Franz von Soxhlet (1848-1926)
Il “soxhlet” è un ingegnoso apparecchio di laboratorio, in genere di vetro, che consente di estrarre una sostanza da una miscela solida con un flusso continuo di un solvente. Il “soxhlet” è costituito da un cilindro di vetro posto al di sopra di un pallone contenente il solvente e collegato a un refrigerante. Nel cilindro si pone un “ditale” di carta porosa contenente la miscela solida da cui si vuole estrarre la sostanza cercata. Il solvente evapora dal pallone, entra nel cilindro allo stato di vapore, si condensa nel refrigerante e ricade liquido nel cilindro occupato dal ditale. Il solvente, contenente ora una parte della sostanza da estrarre, dopo avere riempito parte del cilindro, ritorna nel pallone sottostante, come per magia, attraverso un sifone laterale e ricomincia il ciclo di evaporazione, condensazione e estrazione, un’operazione che si osserva con curiosità. Il “soxhlet” viene usato nell’analisi degli alimenti, dei pannelli oleosi, della plastica, dei carboni fossili, del terreno, eccetera (*). Ma perché si chiama così?

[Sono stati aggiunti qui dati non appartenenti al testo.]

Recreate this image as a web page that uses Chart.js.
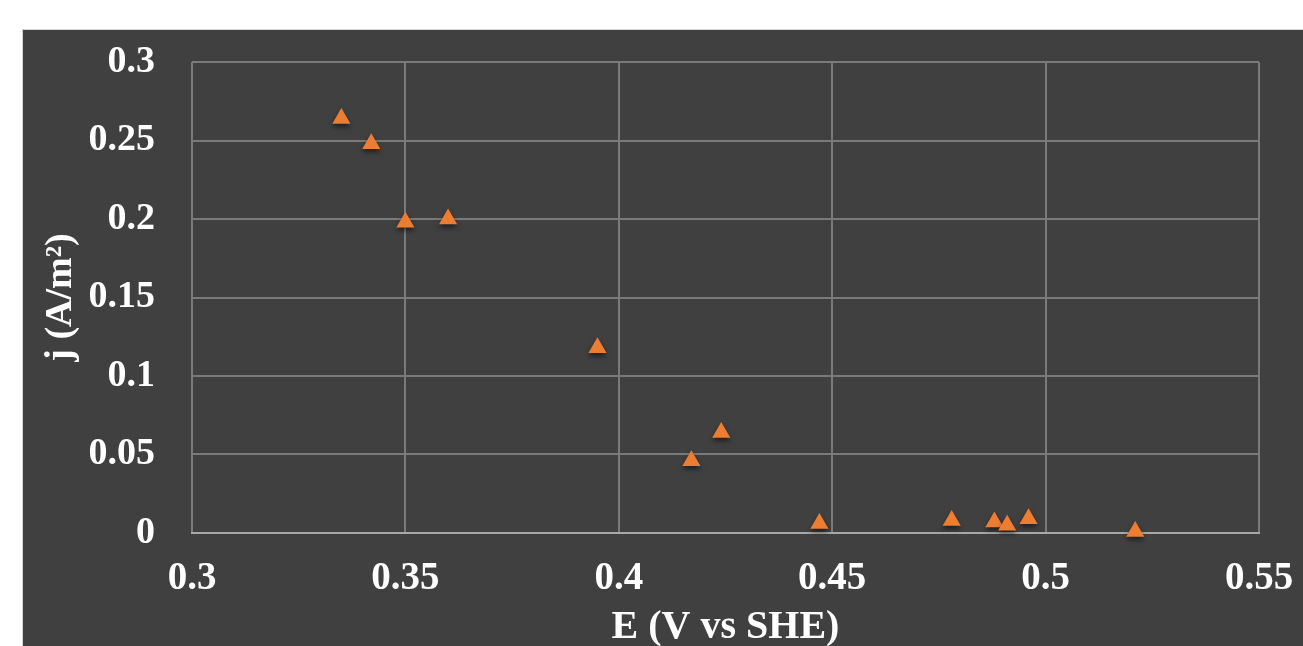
<!DOCTYPE html>
<html lang="en">
<head>
    <meta charset="UTF-8">
    <title>j vs E</title>
    <script src="https://cdn.jsdelivr.net/npm/chart.js"></script>
    <style>
        html, body { margin: 0; padding: 0; background: #ffffff; overflow: hidden; }
        /* fundo escuro do gráfico */
        .fundo {
            position: absolute;
            left: 22px; top: 29px;
            width: 1290px; height: 630px;
            background: #404040;
            border-left: 1px solid #d4d4d4;
            border-top: 1px solid #d4d4d4;
        }
        #grafico { position: absolute; left: 0; top: 0; }
    </style>
</head>
<body>
    <div class="fundo"></div>
    <canvas id="grafico" width="1303" height="646"></canvas>

    <script>
        // Potencial (V vs SHE)
        const potencial = [0.335, 0.342, 0.350, 0.360, 0.395, 0.417, 0.424, 0.447, 0.478, 0.488, 0.491, 0.496, 0.521];
        // Densidade de corrente (A/m2)
        const corrente = [0.264, 0.248, 0.198, 0.200, 0.118, 0.046, 0.064, 0.006, 0.008, 0.007, 0.005, 0.009, 0.001];

        const ticksX = [0.3, 0.35, 0.4, 0.45, 0.5, 0.55];
        const ticksY = [0, 0.05, 0.1, 0.15, 0.2, 0.25, 0.3];

        const fonte = { family: "'Liberation Serif', 'Times New Roman', serif", weight: 'bold' };

        // sombra dos marcadores
        const sombra = {
            id: 'sombra',
            beforeDatasetsDraw(chart) {
                const ctx = chart.ctx;
                ctx.save();
                ctx.shadowColor = 'rgba(0,0,0,0.55)';
                ctx.shadowBlur = 5;
                ctx.shadowOffsetX = 0;
                ctx.shadowOffsetY = 3;
            },
            afterDatasetsDraw(chart) {
                chart.ctx.restore();
            }
        };

        const ctx = document.getElementById('grafico').getContext('2d');
        new Chart(ctx, {
            type: 'scatter',
            data: {
                datasets: [{
                    data: potencial.map((e, i) => ({ x: e, y: corrente[i] })),
                    pointStyle: 'triangle',
                    pointRadius: 10.5,
                    pointHoverRadius: 10.5,
                    backgroundColor: '#ED7D31',
                    borderColor: '#ED7D31',
                    borderWidth: 0,
                    clip: false
                }]
            },
            plugins: [sombra],
            options: {
                responsive: false,
                animation: false,
                layout: { padding: { top: 62, right: 44, left: 0, bottom: 0 } },
                plugins: { legend: { display: false }, tooltip: { enabled: false } },
                scales: {
                    x: {
                        type: 'linear',
                        min: 0.3,
                        max: 0.55,
                        afterBuildTicks: s => { s.ticks = ticksX.map(v => ({ value: v })); },
                        afterFit: s => { s.height = 113; s.paddingLeft = 0; s.paddingRight = 0; },
                        grid: { color: '#7a7a7a', lineWidth: 2, drawTicks: false },
                        border: { color: '#a8a8a8', width: 2 },
                        ticks: {
                            color: '#ffffff',
                            padding: 23,
                            maxRotation: 0,
                            font: { ...fonte, size: 39 },
                            callback: v => String(Number(v.toFixed(2)))
                        },
                        title: {
                            display: true,
                            text: 'E (V vs SHE)',
                            color: '#ffffff',
                            padding: 0,
                            font: { ...fonte, size: 40, lineHeight: 0.9 }
                        }
                    },
                    y: {
                        type: 'linear',
                        min: 0,
                        max: 0.3,
                        afterBuildTicks: s => { s.ticks = ticksY.map(v => ({ value: v })); },
                        afterFit: s => { s.width = 192; s.paddingTop = 0; s.paddingBottom = 0; },
                        grid: { color: '#7a7a7a', lineWidth: 2, drawTicks: false },
                        border: { display: false },
                        ticks: {
                            color: '#ffffff',
                            padding: 37,
                            font: { ...fonte, size: 38 },
                            callback: v => String(Number(v.toFixed(2)))
                        },
                        title: {
                            display: true,
                            text: 'j (A/m²)',
                            color: '#ffffff',
                            padding: { top: 42, bottom: 0 },
                            font: { ...fonte, size: 38, lineHeight: 1 }
                        }
                    }
                }
            }
        });
    </script>
</body>
</html>
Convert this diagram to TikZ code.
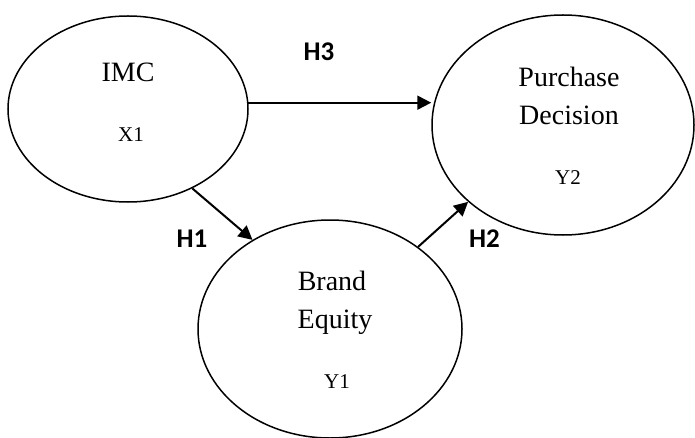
\documentclass[tikz,border=0pt]{standalone}
\usepackage{fontspec}
\setmainfont{Liberation Serif}
\newfontfamily\labfont{Carlito}
\usetikzlibrary{shapes.geometric,arrows.meta}
\begin{document}
\begin{tikzpicture}[x=1pt,y=1pt,
  construct/.style={draw,ellipse,line width=1.5pt,inner sep=0pt},
  bigtxt/.style={anchor=base,inner sep=0pt,font=\fontsize{28}{30}\selectfont},
  smalltxt/.style={anchor=base,inner sep=0pt,font=\fontsize{21}{24}\selectfont},
  hyp/.style={inner sep=0pt,font=\labfont\bfseries\fontsize{27}{30}\selectfont},
  link/.style={line width=2pt,-{Triangle[length=14pt,width=14pt]}}]
\useasboundingbox (0,0) rectangle (695,437);
\node[construct,minimum width=240pt,minimum height=186pt] (imc) at (128,328) {};
\node[construct,minimum width=262pt,minimum height=220pt] (pd) at (563,312) {};
\node[construct,minimum width=264pt,minimum height=218pt] (be) at (330,108) {};
\node[bigtxt] (imct) at (128,355) {IMC};
\node[smalltxt] (x1) at (131,295) {X1};
\node[bigtxt] (pdt1) at (569,350) {Purchase};
\node[bigtxt] (pdt2) at (569,312) {Decision};
\node[smalltxt] (y2) at (568,253) {Y2};
\node[bigtxt] (bet1) at (332,147) {Brand};
\node[bigtxt] (bet2) at (335,109) {Equity};
\node[smalltxt] (y1) at (337,49) {Y1};
\node[hyp] (h3) at (319,385) {H3};
\node[hyp] (h1) at (192,198) {H1};
\node[hyp] (h2) at (484.5,198) {H2};
\draw[link] (imc.3) -- (imc.3 -| pd.west);
\draw[link] (imc.-51) -- (be.131);
\draw[link] (be.43) -- (pd.219);
\end{tikzpicture}
\end{document}
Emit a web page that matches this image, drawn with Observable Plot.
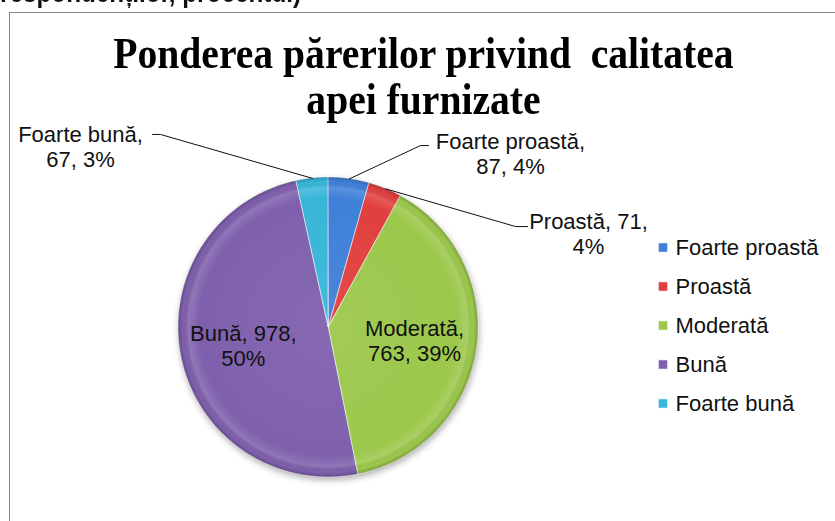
<!DOCTYPE html>
<html>
<head>
<meta charset="utf-8">
<script src="https://cdn.jsdelivr.net/npm/d3@7"></script>
<script src="https://cdn.jsdelivr.net/npm/@observablehq/plot@0.6"></script>
<style>
  html, body { margin: 0; padding: 0; background: #fff; width: 835px; height: 521px; overflow: hidden; }
  #wrap { position: relative; width: 835px; height: 521px; overflow: hidden; }
  #frame { position: absolute; left: 9px; top: 12px; width: 900px; height: 600px; border: 1.6px solid #878787; box-sizing: border-box; }
  #top { position: absolute; left: 0; top: -20px; font: bold 27px "Liberation Sans", Arial, sans-serif; line-height: 27px; color: #111; white-space: nowrap; transform: scaleX(0.9); transform-origin: 0 0; }
  #title { position: absolute; left: 6px; width: 835px; top: 31px; text-align: center; font: bold 44px "Liberation Serif", "Times New Roman", serif; line-height: 46px; color: #000; transform: scaleX(0.9); transform-origin: 50% 0; white-space: nowrap; }
  .abs { position: absolute; top: 0; }
</style>
</head>
<body>
<div id="wrap">
  <div id="frame"></div>
  <div id="top">respondenților, procentul)</div>
  <div id="title">Ponderea părerilor privind&nbsp; calitatea<br>apei furnizate</div>
  <div id="pie" class="abs" style="left:0"></div>
  <div id="legend" class="abs" style="left:650px"></div>
</div>
<script>
// ---- data ----
const categories = ["Foarte proastă", "Proastă", "Moderată", "Bună", "Foarte bună"];
const counts = [87, 71, 763, 978, 67];
const colors = ["#3f80d8", "#e0403e", "#9cc84c", "#7f60ad", "#38b6d8"];

// ---- layout ----
const W = 835, H = 521;
const cx = 328, cy = 327, R = 150;
const FONT = "Liberation Sans, Arial, sans-serif";

const total = d3.sum(counts);
const pct = d3.format(".0%");

// slice angles: start at 12 o'clock, clockwise
let acc = 0;
const slices = categories.map((cat, i) => {
  const a0 = (acc / total) * 2 * Math.PI;
  acc += counts[i];
  const a1 = (acc / total) * 2 * Math.PI;
  return {cat, count: counts[i], a0, a1, mid: (a0 + a1) / 2};
});

// wedge outlines (unit circle, x = sin, y = cos)
const wedgePts = [];
for (const s of slices) {
  const n = Math.max(2, Math.ceil((s.a1 - s.a0) / (Math.PI / 180)));
  for (let k = 0; k <= n; k++) {
    const a = s.a0 + (s.a1 - s.a0) * k / n;
    wedgePts.push({cat: s.cat, x: Math.sin(a), y: Math.cos(a)});
  }
}

// label placement (fractions of radius, relative to center)
const outerLayout = {
  "Foarte proastă": {text: [1.213, 1.16], elbow: [0.613, 1.213], end: [0.667, 1.213], first: 1},
  "Proastă":        {text: [1.733, 0.63], elbow: [1.247, 0.673], end: [1.327, 0.673], first: 2},
  "Foarte bună":    {text: [-1.653, 1.21], elbow: [-1.12, 1.287], end: [-1.173, 1.287], first: 1}
};
const innerLayout = {"Moderată": {r: 0.58, first: 1}, "Bună": {r: 0.58, first: 2}};

const labels = [];
const leaders = [];
for (const s of slices) {
  const parts = [s.cat, String(s.count), pct(s.count / total)];
  const lay = outerLayout[s.cat] || innerLayout[s.cat];
  const text = parts.slice(0, lay.first).join(", ") + ",\n" + parts.slice(lay.first).join(", ");
  if (outerLayout[s.cat]) {
    labels.push({text, x: lay.text[0], y: lay.text[1]});
    leaders.push({cat: s.cat, x: Math.sin(s.mid), y: Math.cos(s.mid)});
    leaders.push({cat: s.cat, x: lay.elbow[0], y: lay.elbow[1]});
    leaders.push({cat: s.cat, x: lay.end[0], y: lay.end[1]});
  } else {
    labels.push({text, x: lay.r * Math.sin(s.mid), y: lay.r * Math.cos(s.mid)});
  }
}

const pie = Plot.plot({
  width: W, height: H,
  marginLeft: cx - R, marginRight: W - (cx + R),
  marginTop: cy - R, marginBottom: H - (cy + R),
  x: {domain: [-1, 1], axis: null},
  y: {domain: [-1, 1], axis: null},
  color: {domain: categories, range: colors},
  style: {background: "transparent", overflow: "visible"},
  marks: [
    Plot.area(wedgePts, {x1: "x", y1: "y", x2: 0, y2: 0, z: "cat", fill: "cat", stroke: "white", strokeWidth: 0.8, strokeOpacity: 0.7}),
    Plot.area(wedgePts, {x1: "x", y1: "y", x2: 0, y2: 0, z: "cat", fill: "url(#sheen)"}),
    Plot.line(leaders, {x: "x", y: "y", z: "cat", stroke: "#111", strokeWidth: 1}),
    Plot.text(labels, {x: "x", y: "y", text: "text", textAnchor: "middle", lineAnchor: "middle", lineHeight: 1.14, fontSize: 22, fontFamily: FONT, fill: "#111"})
  ]
});
pie.insertAdjacentHTML("afterbegin",
  `<defs><radialGradient id="sheen" gradientUnits="userSpaceOnUse" cx="${cx}" cy="${cy}" r="${R}">
     <stop offset="0" stop-color="#fff" stop-opacity="0.06"/>
     <stop offset="0.86" stop-color="#fff" stop-opacity="0"/>
     <stop offset="0.93" stop-color="#fff" stop-opacity="0.14"/>
     <stop offset="0.97" stop-color="#000" stop-opacity="0"/>
     <stop offset="1" stop-color="#000" stop-opacity="0.2"/>
   </radialGradient></defs>`);
const firstArea = pie.querySelector('g[aria-label="area"]');
if (firstArea) firstArea.style.filter = "drop-shadow(1px 3px 3px rgba(0,0,0,0.3))";
document.getElementById("pie").appendChild(pie);

const legend = Plot.plot({
  width: 185, height: H, margin: 0,
  y: {type: "point", domain: categories, range: [245.5, 403.5], padding: 0, axis: null},
  color: {domain: categories, range: colors},
  style: {background: "transparent", overflow: "visible"},
  marks: [
    Plot.dot(categories, {y: d => d, fill: d => d, symbol: "square", r: 5.2, frameAnchor: "left", dx: 12.5, stroke: "#fff", strokeWidth: 0.6}),
    Plot.text(categories, {y: d => d, text: d => d, frameAnchor: "left", dx: 25, textAnchor: "start", fontSize: 22, fontFamily: FONT, fill: "#111"})
  ]
});
document.getElementById("legend").appendChild(legend);
</script>
</body>
</html>
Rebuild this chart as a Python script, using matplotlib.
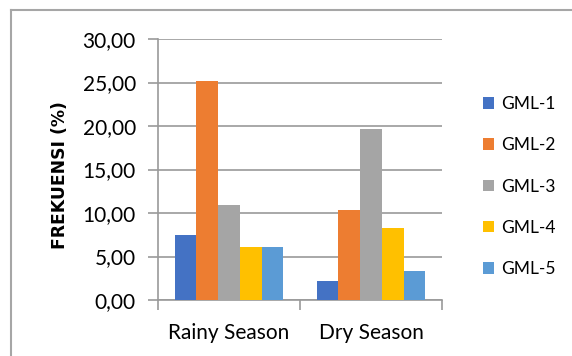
import matplotlib

matplotlib.use('Agg')
import matplotlib.pyplot as plt
import numpy as np
from matplotlib.lines import Line2D

plt.rcParams['font.family'] = ['Lato', 'DejaVu Sans']

# frekuensi per season for each station
seasons = ['Rainy Season', 'Dry Season']
stations = ['GML-1', 'GML-2', 'GML-3', 'GML-4', 'GML-5']
gml1 = [7.5, 2.2]
gml2 = [25.2, 10.3]
gml3 = [10.9, 19.6]
gml4 = [6.1, 8.3]
gml5 = [6.1, 3.3]
yticks = [0, 5, 10, 15, 20, 25, 30]

COLORS = ['#4472C4', '#ED7D31', '#A5A5A5', '#FFC000', '#5B9BD5']
GRID = '#9a9a9a'
FRAME = '#a6a6a6'

fig = plt.figure(figsize=(5.72, 3.56), dpi=100)
fig.patch.set_facecolor('white')
ax = fig.add_axes([158 / 572, 56 / 356, 284 / 572, 261 / 356])

x = np.arange(len(seasons))
width = 0.153
series = [gml1, gml2, gml3, gml4, gml5]
for i, (name, vals) in enumerate(zip(stations, series)):
    offset = (i - 2) * width
    ax.bar(x + offset, vals, width, color=COLORS[i], label=name, zorder=3)

ax.set_xlim(-0.5, 1.5)
ax.set_ylim(0, 30)
ax.set_yticks(yticks)
ax.set_yticklabels([f'{v:.2f}'.replace('.', ',') for v in yticks])
ax.yaxis.grid(True, color=GRID, linewidth=1.2, zorder=0)
ax.set_axisbelow(True)

# category ticks sit on the boundaries between groups
ax.set_xticks([-0.5, 0.5, 1.5], minor=False)
ax.set_xticklabels([])
ax.set_xticks(x, minor=True)
ax.set_xticklabels(seasons, minor=True)
ax.tick_params(axis='x', which='minor', length=0, pad=16.5, labelsize=15)
ax.tick_params(axis='x', which='major', length=7, width=1.2, color=GRID, direction='out')
ax.tick_params(axis='y', length=7, width=1.2, color=GRID, pad=9, labelsize=15)

for side in ['top', 'right']:
    ax.spines[side].set_visible(False)
for side in ['left', 'bottom']:
    ax.spines[side].set_color(GRID)
    ax.spines[side].set_linewidth(1.2)

ax.set_ylabel('FREKUENSI (%)', fontsize=12.3, fontweight='bold',
              family=['DejaVu Sans'])
ax.yaxis.set_label_coords(-0.345, 0.48)
ax.yaxis.label.set_va('center')

ax.legend(loc='center left', bbox_to_anchor=(483 / 572, 169.5 / 356),
          bbox_transform=fig.transFigure, frameon=False, fontsize=12.5,
          handlelength=0.66, handleheight=0.66, handletextpad=0.4,
          labelspacing=1.45, borderpad=0, borderaxespad=0)

# chart area border (runs off the right and bottom edges)
fig.add_artist(Line2D([11 / 572, 11 / 572], [0, 1 - 10 / 356],
                      transform=fig.transFigure, color=FRAME, linewidth=1.5))
fig.add_artist(Line2D([11 / 572, 1], [1 - 10 / 356, 1 - 10 / 356],
                      transform=fig.transFigure, color=FRAME, linewidth=1.5))

fig.savefig('out.png', dpi=100, facecolor='white')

Il merito dell’invenzione va a Franz von Soxhlet, figlio di un belga immigrato nella Moravia, nato nel 1848 a Brno, attuale Repubblica Ceca, e morto a Monaco di Baviera nel 1926. Dopo aver completato gli studi universitari a Lipsia, nel 1873 era stato nominato assistente nell’Istituto di agricoltura e fisiologia animale di Lipsia e, l’anno dopo, nell’Istituto di chimica agraria di Vienna. Dal 1879 al 1913 fu professore di Fisiologia animale e di Industrie lattiero-casearie nella Scuola Tecnica Superiore di Monaco. L’invenzione dell’apparecchio che porta il suo nome risale al 1879 ed è descritta nell’articolo: “Die gewichtanalytische Bestimmung des Milchfattes”, pubblicato in quell’anno nel “Dingler’s Polytechnisches Journal”, pagine 461-465. A dire la verità un apparecchio per l’estrazione continua era stato descritto negli anni 30 dell’Ottocento dal chimico francese Anselme Payen (1795-1861) ma i perfezionamenti di Soxhlet sono stati determinanti per il successo dell’utile apparecchio.
A Soxhlet si devono numerosi altri contributi. Nel 1865 Louis Pasteur aveva inventato un sistema di sterilizzazione per frenare l’epidemia di vaiolo in Francia a la pastorizzazione era stata applicata a numerosi materiali e alimenti. Nel 1886 Soxhlet la applicò al latte; il processo incontrò dapprima opposizioni, ma presto fu adottato industrialmente. Attento alla difesa della salute dei bambini, nel 1891 Soxhlet inventò anche un semplice dispositivo domestico per sterilizzare il latte: si trattava di un flacone che veniva riempito del latte richiesto per un pasto, veniva fatto bollire per 40 minuti, e poi chiuso ermeticamente e raffreddato. Per questa invenzione è considerato il “riformatore dell’alimentazione infantile”.
Soxhlet descrisse il meccanismo di formazione del burro (1876), descrisse ed analizzò il lattosio, lo zucchero del latte (1880, 1892) e propose (1883) un semplice dispositivo per misurare il contenuto in grassi del latte
Nel 1893 Soxhlet descrisse la differenza fra latte umano e latte di mucca e, nel 1900, studiò il rapporto fra il contenuto di calcio del latte e la comparsa del rachitismo. L’indice SH per la misura dell’acidità del latte e dei prodotti lattiero-caseari deve il nome (1893) a Soxhlet e a Thedoor Henkel (1855-1934): è definito come il numero di ml di idrato sodico 0,25 molare necessari per portare 50 ml di latte a pH 8,3 (indicatore fenolftaleina), così come si chiama “Unità Soxhlet” una misura della capacità di coagulazione del latte in una unità di tempo e a determinata temperatura. Uno degli ultimi lavori di Soxhlet riguardò il rapporto fra il contenuto di ferro del latte e l’anemia infantile. A Soxhlet si attribuisce la separazione e classificazione delle proteine del latte in caseina, albumina, globulina e lattoproteine.
(*) Chiedo scusa per l’autocitazione, ma ricordo di averlo applicato, molti anni fa, per la contemporanea disidratazione e estrazione dei grassi, mediante acetone, da prodotti vegetali per recuperare coloranti liposolubili, o da polpa di pesce fresco o per ottenere farina di pesce essiccata e disidratata. G. Nebbia, “Un nuovo metodo di estrazione dei lipocromi”, Olearia, 8, 147-151 (1954); Chemical Abstracts,. 49, 417 (1955).